Hay un personaje importante en las lecturas bíblicas que nos sirve de modelo vital: Abraham. Abraham es el padre por excelencia. Sí, es padre de una descendencia innumerable. Pero ¿por qué es padre?: lo fue porque “Abrán creyó al Señor”. Una familia exige que en el fondo-fondo de su seno se encuentre la fe. Fe en el Dios que creó la vida y la existencia: es decir, fe en que merece la pena vivir. Fe en la otra persona de quien me siento enamorada. Fe en la propia capacidad de la pareja de estar abiertos a la vida y educar adecuadamente a los hijos: ésta es una demostración enorme de la fe en la victoria sobre el miedo y el mal. En fin, fe en la compañía de Dios en esta aventura.

 

Pero fe implica, a la vez, diálogo. Abrán y Dios dialogan largamente. Abrán incluso reprocha a Dios; es un diálogo desnudo, de dos libertades, de dos personas distintas, pero unidas por los vínculos de la fe, del creer el uno en el otro. Porque Dios también cree en Abrán. Por lo tanto, para la familia la facultad de dialogar es fundamental. 

 

Y así las cosas, la Palabra de Dios nos da aquí y allá indicaciones (no siempre bien entendidas, porque somos personas que tendencialmente nos llevamos el agua a nuestro molino, pese a quien pese, distorsionando las palabras) como son el sobrellevarse mutuamente, el perdonarse, el enseñarse unos a otros, el corregirse mutuamente, el reconocer la autoridad, el amar sin asperezas… combinados con medios más de corazón, más internos: la paz como actitud del corazón, ser agradecidos, la obediencia en clave de escucha atenta que garantiza la libertad…

 

Todo esto para afirmar prácticamente tan solo una cosa: la familia es eso que pone en el centro lo pequeño, que puede ser el hijo, como puede ser el anciano, el enfermo o el roto por dentro por el motivo que sea.
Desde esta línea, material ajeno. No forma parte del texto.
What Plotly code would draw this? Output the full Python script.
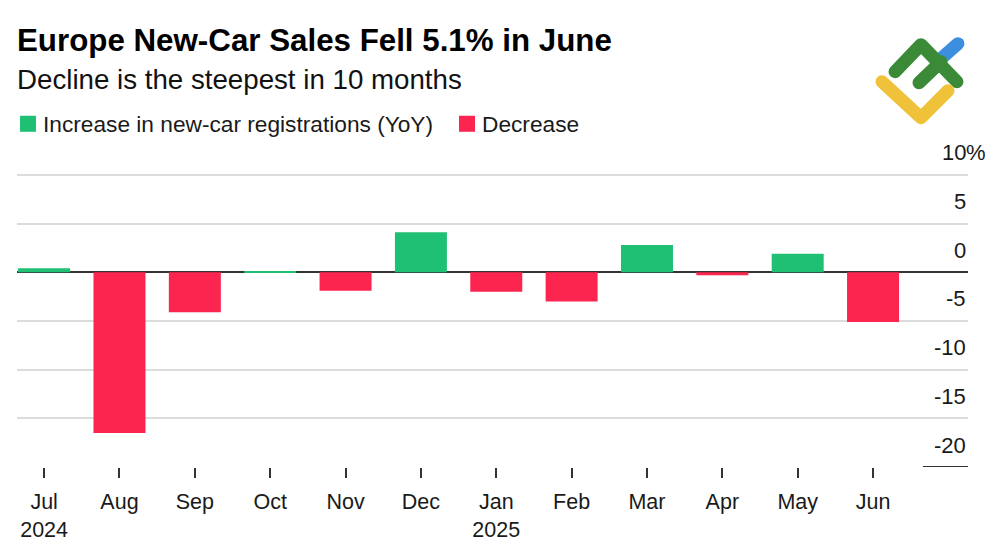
import base64
import plotly.graph_objects as go

# ---- data ----
MONTHS = ["Jul", "Aug", "Sep", "Oct", "Nov", "Dec", "Jan", "Feb", "Mar", "Apr", "May", "Jun"]
YEARS = ["2024", "", "", "", "", "", "2025", "", "", "", "", ""]
YOY = [0.4, -16.5, -4.1, 0.1, -1.9, 4.1, -2.0, -3.0, 2.8, -0.3, 1.9, -5.1]
Y_TICKS = [-20, -15, -10, -5, 0, 5, 10]
Y_UNIT = "%"
SERIES_NAMES = ["Increase in new-car registrations (YoY)", "Decrease"]
TITLE = "Europe New-Car Sales Fell 5.1% in June"
SUBTITLE = "Decline is the steepest in 10 months"

GREEN = "#1fbf74"
RED = "#fc2550"
FONT = "Liberation Sans"

W, H = 1000, 545
Y_TOP = 10.6
PX_PER_UNIT = (466.7 - 175) / 30.0
L, R, B = 17, 968, 466.7
T = 175 - (Y_TOP - 10) * PX_PER_UNIT


def px(xp):
    return (xp - L) / (R - L)


def py(yp):
    return (B - yp) / (B - T)


x_idx = list(range(len(MONTHS)))
tick_text = [m if not y else f"{m}<br>{y}" for m, y in zip(MONTHS, YEARS)]
inc = [v if v >= 0 else None for v in YOY]
dec = [v if v < 0 else None for v in YOY]

fig = go.Figure()
fig.add_trace(go.Bar(x=x_idx, y=inc, name=SERIES_NAMES[0], marker_color=GREEN,
                     marker_line_width=0, width=0.69, showlegend=False))
fig.add_trace(go.Bar(x=x_idx, y=dec, name=SERIES_NAMES[1], marker_color=RED,
                     marker_line_width=0, width=0.69, showlegend=False))

annotations = []
# y tick labels above gridlines
for v in Y_TICKS:
    annotations.append(dict(x=1, xref="paper", y=v, yref="y", text=str(v), showarrow=False,
                            xanchor="right", yanchor="middle", yshift=22,
                            font=dict(family=FONT, size=22, color="#1a1a1a")))
annotations.append(dict(x=1, xref="paper", y=Y_TICKS[-1], yref="y", text=Y_UNIT, showarrow=False,
                        xanchor="left", yanchor="middle", yshift=22, xshift=-4,
                        font=dict(family=FONT, size=22, color="#1a1a1a")))
# subtitle
annotations.append(dict(x=px(15), xref="paper", y=py(80), yref="paper", text=SUBTITLE,
                        showarrow=False, xanchor="left", yanchor="middle",
                        font=dict(family=FONT, size=27.7, color="#111")))
# legend (manual)
leg_x = [20, 459]
shapes = []
for name, col, lx in zip(SERIES_NAMES, [GREEN, RED], leg_x):
    shapes.append(dict(type="rect", xref="paper", yref="paper", x0=px(lx), x1=px(lx + 16),
                       y0=py(132), y1=py(116), fillcolor=col, line_width=0))
    annotations.append(dict(x=px(lx + 21), xref="paper", y=py(124), yref="paper", text=name,
                            showarrow=False, xanchor="left", yanchor="middle",
                            font=dict(family=FONT, size=22.7, color="#1a1a1a")))
# short baseline segment under the lowest label
shapes.append(dict(type="line", xref="paper", yref="y", x0=px(923), x1=1,
                   y0=Y_TICKS[0], y1=Y_TICKS[0], line=dict(color="#333", width=2)))

# logo as inline SVG
svg = (
    '<svg xmlns="http://www.w3.org/2000/svg" width="120" height="110" viewBox="0 0 120 110">'
    '<g fill="none" stroke-linecap="round" stroke-linejoin="round" stroke-width="13">'
    '<line x1="81" y1="29" x2="98" y2="14" stroke="#3b8fde"/>'
    '<polyline points="35,42 61,15 97,52" stroke="#3a8a38"/>'
    '<line x1="59" y1="53" x2="81" y2="32" stroke="#3a8a38"/>'
    '<polyline points="22,52 61,88 88,61" stroke="#f0c23a"/>'
    '</g></svg>'
)
src = "data:image/svg+xml;base64," + base64.b64encode(svg.encode()).decode()

fig.update_layout(
    width=W, height=H,
    margin=dict(l=L, r=W - R, t=T, b=H - B, pad=0, autoexpand=False),
    paper_bgcolor="white", plot_bgcolor="white",
    barmode="overlay",
    showlegend=False,
    title=dict(text=f"<b>{TITLE}</b>", xref="container", yref="container",
               x=17 / W, y=1 - 40 / H, xanchor="left", yanchor="middle",
               font=dict(family=FONT, size=31.3, color="#000")),
    xaxis=dict(range=[-0.36, 12.26], tickvals=x_idx, ticktext=tick_text,
               showgrid=False, zeroline=False, showline=False, automargin=False,
               ticks="outside", ticklen=10, tickwidth=1.5, tickcolor="#333",
               ticklabelstandoff=5,
               tickfont=dict(family=FONT, size=21.5, color="#1a1a1a")),
    yaxis=dict(range=[Y_TICKS[0], Y_TOP], tickvals=Y_TICKS[1:], showticklabels=False,
               showgrid=True, gridcolor="#dcdcdc", gridwidth=1.5, automargin=False,
               zeroline=True, zerolinecolor="#333", zerolinewidth=2, showline=False),
    annotations=annotations,
    shapes=shapes,
    images=[dict(source=src, xref="paper", yref="paper", x=px(860), y=py(30),
                 sizex=120 / (R - L), sizey=110 / (B - T), xanchor="left", yanchor="top",
                 sizing="stretch", layer="above")],
)

fig.write_html("out.html", config={"displayModeBar": False},
               post_script="document.body.style.margin='0px';")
Por eso, la familia es lugar de futuro, que piensa siempre en futuro, porque está bien agarrada al presente que hay que llevar adelante, y que se resiste a confundir la necesaria memoria con abandonarse a la paralizante, y a veces destructora, nostalgia de momentos y tiempos que han pasado.

 

En efecto, la familia une el origen (el pasado como raíz y base), con el presente (dar cimiento, personalidad) y hace posible el futuro (se toma como referencia). Por eso, podemos aceptar que la visión de la familia que tenemos los cristianos (al menos, en general y oficialmente) puede calificarse de ‘tradicional’, porque, en efecto, es transmisión (el verbo que, en latín, expresa esta acción es ‘tradere’, de donde viene ‘traditio’, tradición). Pero, sobre todo, lo que surge de ahí es nuestra percepción de la familia como un tesoro. Surge la honra y el respeto. Surge incluso nuestro nombre propio.

 

Así pues, enraizados en la piedad a Dios, dejemos que Él abra la familia a su verdad auténtica, porque lo hace abriéndola a la verdad del amor y del futuro que crece en su seno. Con todo, el perfecto solo es Dios, en quien todos somos hijos pequeños, puestos en el centro.